Only the number is wanted: count the lines that include the word "What".
◆ ◆ ◆ ◆ ◆ ◆ ◆
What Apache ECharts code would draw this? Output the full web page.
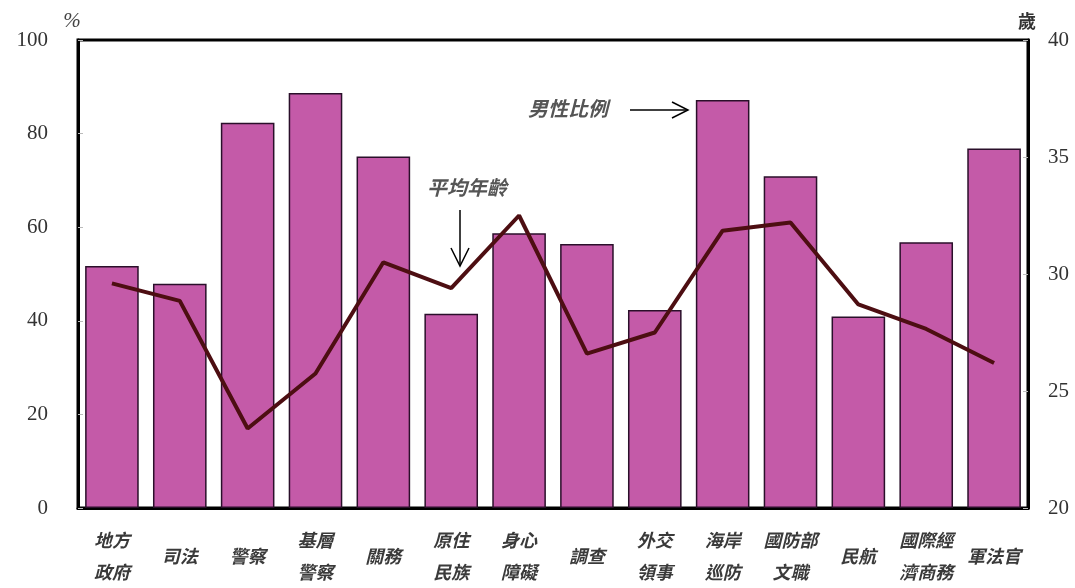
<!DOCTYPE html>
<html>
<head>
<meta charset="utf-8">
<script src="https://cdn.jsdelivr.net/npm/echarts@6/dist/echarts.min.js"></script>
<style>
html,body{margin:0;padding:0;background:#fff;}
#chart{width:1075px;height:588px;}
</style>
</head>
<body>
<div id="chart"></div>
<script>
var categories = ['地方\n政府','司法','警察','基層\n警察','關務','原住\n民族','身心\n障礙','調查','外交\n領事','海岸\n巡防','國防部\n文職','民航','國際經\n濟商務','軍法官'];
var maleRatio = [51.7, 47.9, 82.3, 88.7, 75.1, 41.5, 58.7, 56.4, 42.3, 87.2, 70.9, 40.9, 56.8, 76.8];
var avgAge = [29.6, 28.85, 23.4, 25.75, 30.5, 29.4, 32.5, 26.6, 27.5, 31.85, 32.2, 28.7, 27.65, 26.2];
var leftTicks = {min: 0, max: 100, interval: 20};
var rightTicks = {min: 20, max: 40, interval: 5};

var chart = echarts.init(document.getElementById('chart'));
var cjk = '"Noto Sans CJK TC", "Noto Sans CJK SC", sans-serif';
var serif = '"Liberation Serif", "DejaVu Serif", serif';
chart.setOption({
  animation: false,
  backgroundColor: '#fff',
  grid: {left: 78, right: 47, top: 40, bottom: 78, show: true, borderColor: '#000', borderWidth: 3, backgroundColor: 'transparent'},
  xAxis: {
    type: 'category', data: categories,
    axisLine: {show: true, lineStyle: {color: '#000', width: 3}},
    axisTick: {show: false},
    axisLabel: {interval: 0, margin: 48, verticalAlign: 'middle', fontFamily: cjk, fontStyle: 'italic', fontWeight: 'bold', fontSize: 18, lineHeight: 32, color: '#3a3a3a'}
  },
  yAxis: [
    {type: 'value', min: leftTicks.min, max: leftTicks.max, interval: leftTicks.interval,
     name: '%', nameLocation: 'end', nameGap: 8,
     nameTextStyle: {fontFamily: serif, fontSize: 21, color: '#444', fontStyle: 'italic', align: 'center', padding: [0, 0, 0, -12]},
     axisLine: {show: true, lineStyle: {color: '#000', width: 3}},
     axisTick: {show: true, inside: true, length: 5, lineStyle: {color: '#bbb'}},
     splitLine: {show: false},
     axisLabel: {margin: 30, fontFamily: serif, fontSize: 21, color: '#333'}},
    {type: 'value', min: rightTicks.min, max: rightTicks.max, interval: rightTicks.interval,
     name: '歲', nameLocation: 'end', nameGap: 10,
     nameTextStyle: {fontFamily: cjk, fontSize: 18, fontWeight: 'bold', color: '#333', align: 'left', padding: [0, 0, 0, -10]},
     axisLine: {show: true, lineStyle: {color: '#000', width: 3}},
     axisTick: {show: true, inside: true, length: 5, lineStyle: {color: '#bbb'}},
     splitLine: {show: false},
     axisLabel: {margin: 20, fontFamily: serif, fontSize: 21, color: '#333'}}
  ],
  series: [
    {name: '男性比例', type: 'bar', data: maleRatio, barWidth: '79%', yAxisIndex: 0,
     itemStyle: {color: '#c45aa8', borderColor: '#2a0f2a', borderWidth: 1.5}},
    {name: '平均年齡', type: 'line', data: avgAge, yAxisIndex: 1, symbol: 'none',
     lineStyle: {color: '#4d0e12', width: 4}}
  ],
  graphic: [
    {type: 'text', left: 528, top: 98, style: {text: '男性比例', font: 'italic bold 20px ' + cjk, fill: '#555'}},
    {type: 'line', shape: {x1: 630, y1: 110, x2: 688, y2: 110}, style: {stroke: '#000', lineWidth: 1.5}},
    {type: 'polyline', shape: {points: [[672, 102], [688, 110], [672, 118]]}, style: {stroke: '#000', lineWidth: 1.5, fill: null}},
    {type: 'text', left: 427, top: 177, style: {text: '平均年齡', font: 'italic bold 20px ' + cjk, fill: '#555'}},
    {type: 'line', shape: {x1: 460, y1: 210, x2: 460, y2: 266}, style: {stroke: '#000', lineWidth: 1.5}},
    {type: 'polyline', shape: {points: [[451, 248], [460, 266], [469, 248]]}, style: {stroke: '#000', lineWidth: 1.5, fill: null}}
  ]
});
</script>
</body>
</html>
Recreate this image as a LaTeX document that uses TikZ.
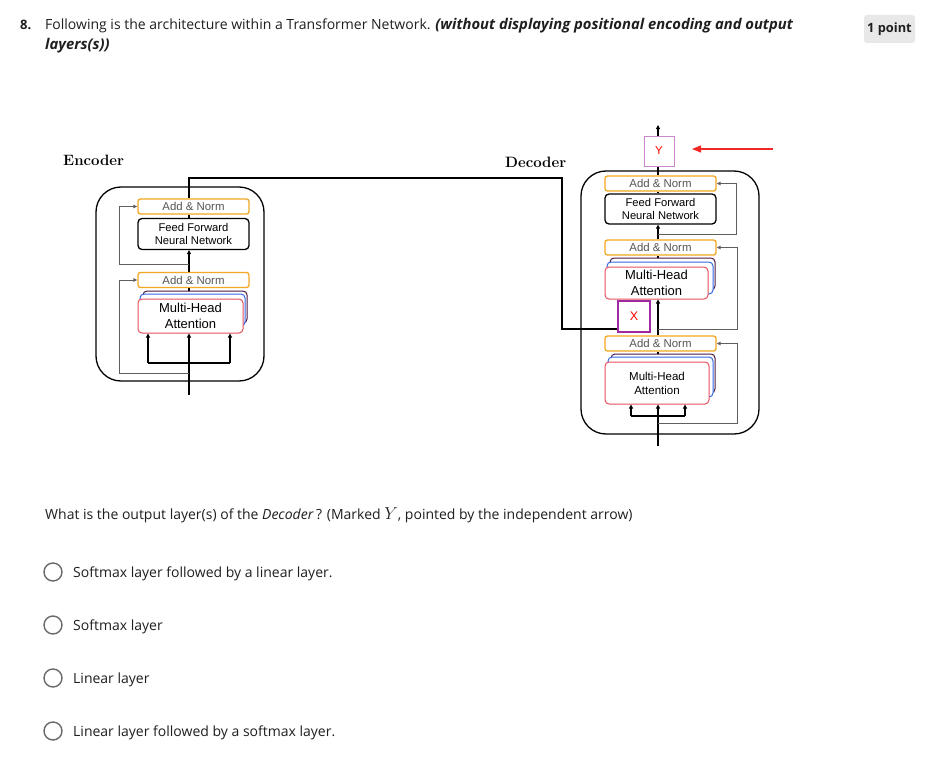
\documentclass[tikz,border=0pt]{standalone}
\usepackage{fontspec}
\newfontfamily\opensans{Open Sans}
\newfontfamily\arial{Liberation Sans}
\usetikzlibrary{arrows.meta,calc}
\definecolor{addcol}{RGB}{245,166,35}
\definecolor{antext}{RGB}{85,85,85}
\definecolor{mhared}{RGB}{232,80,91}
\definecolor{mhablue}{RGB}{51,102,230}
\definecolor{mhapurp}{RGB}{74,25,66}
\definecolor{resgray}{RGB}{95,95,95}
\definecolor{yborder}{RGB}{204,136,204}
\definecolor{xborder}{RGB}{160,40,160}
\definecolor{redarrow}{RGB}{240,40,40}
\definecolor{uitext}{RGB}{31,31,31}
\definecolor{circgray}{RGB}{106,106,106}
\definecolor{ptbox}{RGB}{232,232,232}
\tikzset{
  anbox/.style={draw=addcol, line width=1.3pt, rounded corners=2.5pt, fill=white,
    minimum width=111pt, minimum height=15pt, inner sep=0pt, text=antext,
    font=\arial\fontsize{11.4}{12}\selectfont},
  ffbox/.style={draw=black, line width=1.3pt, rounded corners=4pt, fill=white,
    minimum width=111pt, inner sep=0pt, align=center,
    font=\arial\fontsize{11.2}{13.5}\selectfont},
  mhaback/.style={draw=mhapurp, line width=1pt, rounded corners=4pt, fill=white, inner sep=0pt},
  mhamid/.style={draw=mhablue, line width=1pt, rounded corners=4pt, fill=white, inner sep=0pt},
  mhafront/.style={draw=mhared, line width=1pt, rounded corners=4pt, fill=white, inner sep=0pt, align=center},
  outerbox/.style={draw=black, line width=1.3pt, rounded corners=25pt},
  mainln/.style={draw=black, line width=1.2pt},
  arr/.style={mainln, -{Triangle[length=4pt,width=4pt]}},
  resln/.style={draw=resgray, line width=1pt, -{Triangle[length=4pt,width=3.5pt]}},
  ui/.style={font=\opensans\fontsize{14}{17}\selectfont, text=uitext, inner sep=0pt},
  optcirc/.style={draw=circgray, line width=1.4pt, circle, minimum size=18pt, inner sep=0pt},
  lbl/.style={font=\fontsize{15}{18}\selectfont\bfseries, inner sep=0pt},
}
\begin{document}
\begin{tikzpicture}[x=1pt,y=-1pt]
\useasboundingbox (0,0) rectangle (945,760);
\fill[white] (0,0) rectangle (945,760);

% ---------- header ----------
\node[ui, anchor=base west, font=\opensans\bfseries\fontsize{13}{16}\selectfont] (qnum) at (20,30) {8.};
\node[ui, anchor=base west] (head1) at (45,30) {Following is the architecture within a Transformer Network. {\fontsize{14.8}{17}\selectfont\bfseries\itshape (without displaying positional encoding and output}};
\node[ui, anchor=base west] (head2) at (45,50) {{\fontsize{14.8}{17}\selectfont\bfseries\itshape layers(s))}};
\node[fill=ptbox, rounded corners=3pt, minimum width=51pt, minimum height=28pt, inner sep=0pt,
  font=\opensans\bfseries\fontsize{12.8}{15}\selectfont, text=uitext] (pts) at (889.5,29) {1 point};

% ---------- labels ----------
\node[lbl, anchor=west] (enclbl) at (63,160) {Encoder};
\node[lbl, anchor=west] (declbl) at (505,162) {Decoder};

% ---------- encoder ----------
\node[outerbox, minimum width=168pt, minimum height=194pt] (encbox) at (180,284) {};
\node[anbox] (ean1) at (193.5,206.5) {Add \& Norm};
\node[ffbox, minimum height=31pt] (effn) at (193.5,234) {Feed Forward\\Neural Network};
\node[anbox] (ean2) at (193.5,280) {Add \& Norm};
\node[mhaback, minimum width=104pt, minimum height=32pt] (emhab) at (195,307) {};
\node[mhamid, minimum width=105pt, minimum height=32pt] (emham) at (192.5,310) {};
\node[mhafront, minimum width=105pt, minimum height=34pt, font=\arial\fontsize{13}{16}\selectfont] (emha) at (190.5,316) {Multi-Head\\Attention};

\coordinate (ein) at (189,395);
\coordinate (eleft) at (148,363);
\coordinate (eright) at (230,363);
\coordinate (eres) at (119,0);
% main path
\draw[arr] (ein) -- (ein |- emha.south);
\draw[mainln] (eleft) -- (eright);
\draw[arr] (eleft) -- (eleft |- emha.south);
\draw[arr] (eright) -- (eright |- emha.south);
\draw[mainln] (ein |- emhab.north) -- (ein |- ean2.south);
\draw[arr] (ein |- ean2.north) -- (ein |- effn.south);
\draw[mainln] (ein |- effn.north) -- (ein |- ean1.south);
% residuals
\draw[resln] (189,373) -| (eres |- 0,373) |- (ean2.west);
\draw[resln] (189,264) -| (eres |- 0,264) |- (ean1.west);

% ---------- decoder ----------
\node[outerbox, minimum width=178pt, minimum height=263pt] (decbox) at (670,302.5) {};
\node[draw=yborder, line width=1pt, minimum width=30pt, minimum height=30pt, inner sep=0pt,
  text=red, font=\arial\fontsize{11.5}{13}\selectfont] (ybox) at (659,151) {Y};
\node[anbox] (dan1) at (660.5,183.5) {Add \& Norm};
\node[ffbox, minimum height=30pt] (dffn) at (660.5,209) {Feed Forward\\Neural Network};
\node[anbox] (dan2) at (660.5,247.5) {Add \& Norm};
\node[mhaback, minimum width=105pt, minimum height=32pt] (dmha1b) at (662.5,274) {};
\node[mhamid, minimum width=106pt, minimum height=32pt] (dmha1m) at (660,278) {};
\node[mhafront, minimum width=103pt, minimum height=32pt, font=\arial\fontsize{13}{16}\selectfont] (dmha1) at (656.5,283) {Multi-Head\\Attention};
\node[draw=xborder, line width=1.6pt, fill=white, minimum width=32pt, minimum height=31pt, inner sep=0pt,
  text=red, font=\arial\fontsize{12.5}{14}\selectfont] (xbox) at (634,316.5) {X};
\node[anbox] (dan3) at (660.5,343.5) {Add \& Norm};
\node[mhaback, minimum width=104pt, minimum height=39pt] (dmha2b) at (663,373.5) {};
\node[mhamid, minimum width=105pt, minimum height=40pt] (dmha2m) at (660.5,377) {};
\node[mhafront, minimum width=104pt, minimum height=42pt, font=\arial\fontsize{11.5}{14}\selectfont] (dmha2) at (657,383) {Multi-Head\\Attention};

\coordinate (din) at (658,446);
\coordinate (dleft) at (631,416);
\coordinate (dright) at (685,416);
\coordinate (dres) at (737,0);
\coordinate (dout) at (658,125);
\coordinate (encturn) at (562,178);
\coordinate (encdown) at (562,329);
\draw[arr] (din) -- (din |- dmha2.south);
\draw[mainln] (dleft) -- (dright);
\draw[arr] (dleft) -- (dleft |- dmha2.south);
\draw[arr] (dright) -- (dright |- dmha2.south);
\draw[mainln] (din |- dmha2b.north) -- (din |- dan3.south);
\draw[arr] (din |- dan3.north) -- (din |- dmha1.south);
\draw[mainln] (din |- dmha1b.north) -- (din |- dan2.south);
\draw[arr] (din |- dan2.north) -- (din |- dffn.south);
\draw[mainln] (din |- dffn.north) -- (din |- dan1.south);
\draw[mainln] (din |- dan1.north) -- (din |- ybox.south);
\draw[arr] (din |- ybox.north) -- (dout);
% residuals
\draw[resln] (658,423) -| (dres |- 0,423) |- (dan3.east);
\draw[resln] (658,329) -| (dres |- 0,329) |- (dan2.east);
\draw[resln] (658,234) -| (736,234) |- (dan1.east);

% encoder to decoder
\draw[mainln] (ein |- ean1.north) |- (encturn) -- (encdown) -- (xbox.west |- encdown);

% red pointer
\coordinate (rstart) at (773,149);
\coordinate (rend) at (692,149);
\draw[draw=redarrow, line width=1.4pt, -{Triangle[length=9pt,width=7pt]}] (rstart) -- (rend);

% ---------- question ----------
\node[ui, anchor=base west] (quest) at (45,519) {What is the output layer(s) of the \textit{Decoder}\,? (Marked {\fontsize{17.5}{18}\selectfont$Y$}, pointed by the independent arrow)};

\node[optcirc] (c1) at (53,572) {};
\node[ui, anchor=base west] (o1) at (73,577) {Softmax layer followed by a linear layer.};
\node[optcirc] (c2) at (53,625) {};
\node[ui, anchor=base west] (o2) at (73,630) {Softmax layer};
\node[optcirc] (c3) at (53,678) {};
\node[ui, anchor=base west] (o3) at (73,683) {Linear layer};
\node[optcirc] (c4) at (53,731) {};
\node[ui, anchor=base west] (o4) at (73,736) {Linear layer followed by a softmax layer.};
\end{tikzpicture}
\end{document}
◆ ◆ ◆ ◆ ◆ ◆ ◆
■ Task answer
2